GIVEN REQUEST
From the listing below, extract each entry exactly as written, minus the images.

▼

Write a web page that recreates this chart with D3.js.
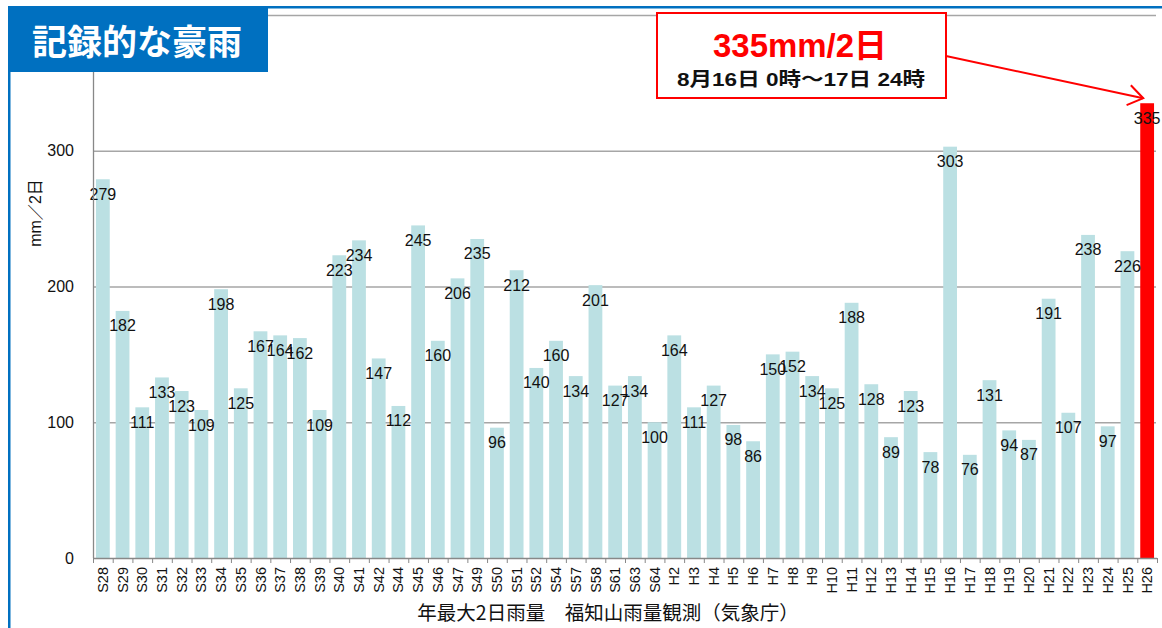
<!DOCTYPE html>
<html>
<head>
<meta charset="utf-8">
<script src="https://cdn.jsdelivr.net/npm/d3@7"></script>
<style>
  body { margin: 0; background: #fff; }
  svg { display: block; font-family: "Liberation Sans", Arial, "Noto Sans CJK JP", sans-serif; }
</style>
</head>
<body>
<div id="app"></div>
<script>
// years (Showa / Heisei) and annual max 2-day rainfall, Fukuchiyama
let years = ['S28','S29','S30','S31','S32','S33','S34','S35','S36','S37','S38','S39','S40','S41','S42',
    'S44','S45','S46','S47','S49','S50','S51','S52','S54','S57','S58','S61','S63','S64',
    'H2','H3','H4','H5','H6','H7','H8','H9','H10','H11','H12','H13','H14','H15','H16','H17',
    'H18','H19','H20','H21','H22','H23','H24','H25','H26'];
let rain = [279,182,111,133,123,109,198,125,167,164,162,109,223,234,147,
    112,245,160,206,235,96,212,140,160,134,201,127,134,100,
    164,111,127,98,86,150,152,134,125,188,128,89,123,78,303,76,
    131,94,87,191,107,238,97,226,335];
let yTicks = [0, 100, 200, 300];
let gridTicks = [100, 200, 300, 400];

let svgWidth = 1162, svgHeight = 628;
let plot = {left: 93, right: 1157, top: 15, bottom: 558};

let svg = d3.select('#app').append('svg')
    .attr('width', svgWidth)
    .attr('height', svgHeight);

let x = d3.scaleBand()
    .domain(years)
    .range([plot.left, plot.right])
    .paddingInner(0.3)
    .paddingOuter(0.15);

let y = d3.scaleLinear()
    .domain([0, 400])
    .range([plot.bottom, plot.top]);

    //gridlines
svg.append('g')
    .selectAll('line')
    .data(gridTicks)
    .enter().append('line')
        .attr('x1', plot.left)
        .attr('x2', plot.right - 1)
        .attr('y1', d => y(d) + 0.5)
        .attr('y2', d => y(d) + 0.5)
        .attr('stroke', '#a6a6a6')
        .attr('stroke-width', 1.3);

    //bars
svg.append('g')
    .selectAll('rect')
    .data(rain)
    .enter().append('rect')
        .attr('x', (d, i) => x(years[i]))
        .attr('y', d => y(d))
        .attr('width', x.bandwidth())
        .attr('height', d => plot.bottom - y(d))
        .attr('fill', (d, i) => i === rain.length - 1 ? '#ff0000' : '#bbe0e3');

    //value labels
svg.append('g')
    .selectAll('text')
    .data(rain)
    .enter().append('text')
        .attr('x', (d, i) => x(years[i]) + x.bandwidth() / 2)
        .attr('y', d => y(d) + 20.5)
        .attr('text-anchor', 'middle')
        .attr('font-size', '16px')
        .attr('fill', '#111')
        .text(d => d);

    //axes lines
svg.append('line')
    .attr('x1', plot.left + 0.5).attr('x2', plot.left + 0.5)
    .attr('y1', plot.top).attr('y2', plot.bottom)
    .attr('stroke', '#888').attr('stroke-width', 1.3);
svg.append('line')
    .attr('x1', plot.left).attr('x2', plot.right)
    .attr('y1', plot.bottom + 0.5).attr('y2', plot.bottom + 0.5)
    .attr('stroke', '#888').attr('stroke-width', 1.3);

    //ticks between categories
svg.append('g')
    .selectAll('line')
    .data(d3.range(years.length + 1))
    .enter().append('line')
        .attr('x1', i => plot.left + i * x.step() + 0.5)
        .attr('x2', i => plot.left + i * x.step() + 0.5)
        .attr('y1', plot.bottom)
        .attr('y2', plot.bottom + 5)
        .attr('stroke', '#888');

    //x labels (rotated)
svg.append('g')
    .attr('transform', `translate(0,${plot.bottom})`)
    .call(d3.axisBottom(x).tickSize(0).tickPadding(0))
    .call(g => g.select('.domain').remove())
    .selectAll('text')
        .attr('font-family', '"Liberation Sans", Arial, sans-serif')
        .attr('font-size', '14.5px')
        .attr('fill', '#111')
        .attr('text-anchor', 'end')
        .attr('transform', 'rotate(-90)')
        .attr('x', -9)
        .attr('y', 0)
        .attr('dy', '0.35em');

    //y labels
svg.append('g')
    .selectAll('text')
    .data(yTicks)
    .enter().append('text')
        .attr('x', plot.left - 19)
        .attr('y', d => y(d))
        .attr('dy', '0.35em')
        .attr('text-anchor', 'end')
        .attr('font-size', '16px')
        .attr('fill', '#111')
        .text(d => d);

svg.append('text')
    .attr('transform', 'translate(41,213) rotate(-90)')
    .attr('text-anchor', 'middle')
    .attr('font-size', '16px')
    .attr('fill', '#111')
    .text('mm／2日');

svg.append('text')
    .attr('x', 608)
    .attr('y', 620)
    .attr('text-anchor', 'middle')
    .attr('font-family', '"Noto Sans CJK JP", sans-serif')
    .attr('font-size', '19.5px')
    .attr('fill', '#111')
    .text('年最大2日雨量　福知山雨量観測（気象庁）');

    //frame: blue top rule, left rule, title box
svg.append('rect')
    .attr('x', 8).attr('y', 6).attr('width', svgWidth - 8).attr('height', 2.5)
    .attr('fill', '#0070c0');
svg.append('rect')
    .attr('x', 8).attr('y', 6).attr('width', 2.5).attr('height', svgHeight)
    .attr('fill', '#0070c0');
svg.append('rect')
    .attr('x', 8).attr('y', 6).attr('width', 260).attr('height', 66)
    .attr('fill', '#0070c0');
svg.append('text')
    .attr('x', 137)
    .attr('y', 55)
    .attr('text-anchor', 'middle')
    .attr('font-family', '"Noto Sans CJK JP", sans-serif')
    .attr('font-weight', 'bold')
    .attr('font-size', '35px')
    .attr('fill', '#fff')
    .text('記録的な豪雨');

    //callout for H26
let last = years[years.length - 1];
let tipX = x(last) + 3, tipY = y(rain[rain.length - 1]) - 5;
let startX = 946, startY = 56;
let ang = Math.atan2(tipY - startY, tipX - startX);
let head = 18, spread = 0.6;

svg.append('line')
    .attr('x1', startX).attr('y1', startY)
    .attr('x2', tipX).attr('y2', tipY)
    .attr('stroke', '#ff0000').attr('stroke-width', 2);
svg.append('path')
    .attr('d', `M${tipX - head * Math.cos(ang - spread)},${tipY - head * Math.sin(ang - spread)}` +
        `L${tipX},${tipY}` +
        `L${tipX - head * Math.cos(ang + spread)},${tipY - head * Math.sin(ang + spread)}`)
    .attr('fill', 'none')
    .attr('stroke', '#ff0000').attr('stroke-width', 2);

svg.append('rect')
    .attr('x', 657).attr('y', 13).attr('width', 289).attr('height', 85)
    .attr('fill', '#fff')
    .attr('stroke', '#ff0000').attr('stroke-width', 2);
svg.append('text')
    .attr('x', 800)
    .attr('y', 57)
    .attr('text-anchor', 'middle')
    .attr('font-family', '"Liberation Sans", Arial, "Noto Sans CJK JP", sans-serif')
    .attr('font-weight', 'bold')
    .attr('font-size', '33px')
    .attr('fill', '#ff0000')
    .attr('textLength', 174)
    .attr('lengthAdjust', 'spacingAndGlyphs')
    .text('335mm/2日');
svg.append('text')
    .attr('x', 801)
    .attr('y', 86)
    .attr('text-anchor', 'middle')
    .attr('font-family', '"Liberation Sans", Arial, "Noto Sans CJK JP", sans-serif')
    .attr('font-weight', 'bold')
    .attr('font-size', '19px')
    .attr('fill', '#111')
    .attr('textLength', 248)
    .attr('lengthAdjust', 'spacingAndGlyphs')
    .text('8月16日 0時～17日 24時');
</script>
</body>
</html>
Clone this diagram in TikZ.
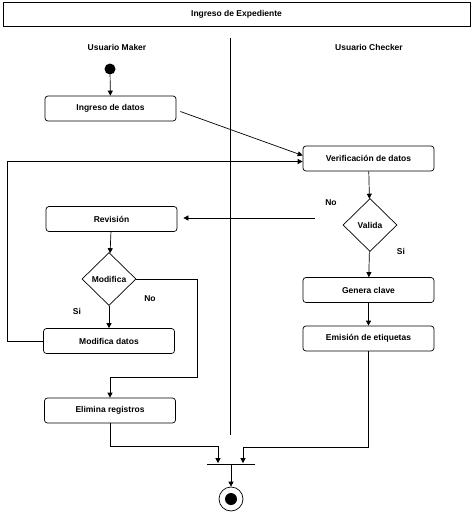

▲

TASK RESPONSE
Write a web page that recreates this chart with D3.js.
<!DOCTYPE html>
<html>
<head>
<meta charset="utf-8">
<script src="https://cdn.jsdelivr.net/npm/d3@7"></script>
<style>
  body { margin: 0; background: #fff; }
  svg { display: block; font-family: "Liberation Sans", Arial, "Noto Sans CJK JP", sans-serif; }
</style>
</head>
<body>
<div id="app"></div>
<script>
// years (Showa / Heisei) and annual max 2-day rainfall, Fukuchiyama
let years = ['S28','S29','S30','S31','S32','S33','S34','S35','S36','S37','S38','S39','S40','S41','S42',
    'S44','S45','S46','S47','S49','S50','S51','S52','S54','S57','S58','S61','S63','S64',
    'H2','H3','H4','H5','H6','H7','H8','H9','H10','H11','H12','H13','H14','H15','H16','H17',
    'H18','H19','H20','H21','H22','H23','H24','H25','H26'];
let rain = [279,182,111,133,123,109,198,125,167,164,162,109,223,234,147,
    112,245,160,206,235,96,212,140,160,134,201,127,134,100,
    164,111,127,98,86,150,152,134,125,188,128,89,123,78,303,76,
    131,94,87,191,107,238,97,226,335];
let yTicks = [0, 100, 200, 300];
let gridTicks = [100, 200, 300, 400];

let svgWidth = 1162, svgHeight = 628;
let plot = {left: 93, right: 1157, top: 15, bottom: 558};

let svg = d3.select('#app').append('svg')
    .attr('width', svgWidth)
    .attr('height', svgHeight);

let x = d3.scaleBand()
    .domain(years)
    .range([plot.left, plot.right])
    .paddingInner(0.3)
    .paddingOuter(0.15);

let y = d3.scaleLinear()
    .domain([0, 400])
    .range([plot.bottom, plot.top]);

    //gridlines
svg.append('g')
    .selectAll('line')
    .data(gridTicks)
    .enter().append('line')
        .attr('x1', plot.left)
        .attr('x2', plot.right - 1)
        .attr('y1', d => y(d) + 0.5)
        .attr('y2', d => y(d) + 0.5)
        .attr('stroke', '#a6a6a6')
        .attr('stroke-width', 1.3);

    //bars
svg.append('g')
    .selectAll('rect')
    .data(rain)
    .enter().append('rect')
        .attr('x', (d, i) => x(years[i]))
        .attr('y', d => y(d))
        .attr('width', x.bandwidth())
        .attr('height', d => plot.bottom - y(d))
        .attr('fill', (d, i) => i === rain.length - 1 ? '#ff0000' : '#bbe0e3');

    //value labels
svg.append('g')
    .selectAll('text')
    .data(rain)
    .enter().append('text')
        .attr('x', (d, i) => x(years[i]) + x.bandwidth() / 2)
        .attr('y', d => y(d) + 20.5)
        .attr('text-anchor', 'middle')
        .attr('font-size', '16px')
        .attr('fill', '#111')
        .text(d => d);

    //axes lines
svg.append('line')
    .attr('x1', plot.left + 0.5).attr('x2', plot.left + 0.5)
    .attr('y1', plot.top).attr('y2', plot.bottom)
    .attr('stroke', '#888').attr('stroke-width', 1.3);
svg.append('line')
    .attr('x1', plot.left).attr('x2', plot.right)
    .attr('y1', plot.bottom + 0.5).attr('y2', plot.bottom + 0.5)
    .attr('stroke', '#888').attr('stroke-width', 1.3);

    //ticks between categories
svg.append('g')
    .selectAll('line')
    .data(d3.range(years.length + 1))
    .enter().append('line')
        .attr('x1', i => plot.left + i * x.step() + 0.5)
        .attr('x2', i => plot.left + i * x.step() + 0.5)
        .attr('y1', plot.bottom)
        .attr('y2', plot.bottom + 5)
        .attr('stroke', '#888');

    //x labels (rotated)
svg.append('g')
    .attr('transform', `translate(0,${plot.bottom})`)
    .call(d3.axisBottom(x).tickSize(0).tickPadding(0))
    .call(g => g.select('.domain').remove())
    .selectAll('text')
        .attr('font-family', '"Liberation Sans", Arial, sans-serif')
        .attr('font-size', '14.5px')
        .attr('fill', '#111')
        .attr('text-anchor', 'end')
        .attr('transform', 'rotate(-90)')
        .attr('x', -9)
        .attr('y', 0)
        .attr('dy', '0.35em');

    //y labels
svg.append('g')
    .selectAll('text')
    .data(yTicks)
    .enter().append('text')
        .attr('x', plot.left - 19)
        .attr('y', d => y(d))
        .attr('dy', '0.35em')
        .attr('text-anchor', 'end')
        .attr('font-size', '16px')
        .attr('fill', '#111')
        .text(d => d);

svg.append('text')
    .attr('transform', 'translate(41,213) rotate(-90)')
    .attr('text-anchor', 'middle')
    .attr('font-size', '16px')
    .attr('fill', '#111')
    .text('mm／2日');

svg.append('text')
    .attr('x', 608)
    .attr('y', 620)
    .attr('text-anchor', 'middle')
    .attr('font-family', '"Noto Sans CJK JP", sans-serif')
    .attr('font-size', '19.5px')
    .attr('fill', '#111')
    .text('年最大2日雨量　福知山雨量観測（気象庁）');

    //frame: blue top rule, left rule, title box
svg.append('rect')
    .attr('x', 8).attr('y', 6).attr('width', svgWidth - 8).attr('height', 2.5)
    .attr('fill', '#0070c0');
svg.append('rect')
    .attr('x', 8).attr('y', 6).attr('width', 2.5).attr('height', svgHeight)
    .attr('fill', '#0070c0');
svg.append('rect')
    .attr('x', 8).attr('y', 6).attr('width', 260).attr('height', 66)
    .attr('fill', '#0070c0');
svg.append('text')
    .attr('x', 137)
    .attr('y', 55)
    .attr('text-anchor', 'middle')
    .attr('font-family', '"Noto Sans CJK JP", sans-serif')
    .attr('font-weight', 'bold')
    .attr('font-size', '35px')
    .attr('fill', '#fff')
    .text('記録的な豪雨');

    //callout for H26
let last = years[years.length - 1];
let tipX = x(last) + 3, tipY = y(rain[rain.length - 1]) - 5;
let startX = 946, startY = 56;
let ang = Math.atan2(tipY - startY, tipX - startX);
let head = 18, spread = 0.6;

svg.append('line')
    .attr('x1', startX).attr('y1', startY)
    .attr('x2', tipX).attr('y2', tipY)
    .attr('stroke', '#ff0000').attr('stroke-width', 2);
svg.append('path')
    .attr('d', `M${tipX - head * Math.cos(ang - spread)},${tipY - head * Math.sin(ang - spread)}` +
        `L${tipX},${tipY}` +
        `L${tipX - head * Math.cos(ang + spread)},${tipY - head * Math.sin(ang + spread)}`)
    .attr('fill', 'none')
    .attr('stroke', '#ff0000').attr('stroke-width', 2);

svg.append('rect')
    .attr('x', 657).attr('y', 13).attr('width', 289).attr('height', 85)
    .attr('fill', '#fff')
    .attr('stroke', '#ff0000').attr('stroke-width', 2);
svg.append('text')
    .attr('x', 800)
    .attr('y', 57)
    .attr('text-anchor', 'middle')
    .attr('font-family', '"Liberation Sans", Arial, "Noto Sans CJK JP", sans-serif')
    .attr('font-weight', 'bold')
    .attr('font-size', '33px')
    .attr('fill', '#ff0000')
    .attr('textLength', 174)
    .attr('lengthAdjust', 'spacingAndGlyphs')
    .text('335mm/2日');
svg.append('text')
    .attr('x', 801)
    .attr('y', 86)
    .attr('text-anchor', 'middle')
    .attr('font-family', '"Liberation Sans", Arial, "Noto Sans CJK JP", sans-serif')
    .attr('font-weight', 'bold')
    .attr('font-size', '19px')
    .attr('fill', '#111')
    .attr('textLength', 248)
    .attr('lengthAdjust', 'spacingAndGlyphs')
    .text('8月16日 0時～17日 24時');
</script>
</body>
</html>
Clone this diagram in TikZ.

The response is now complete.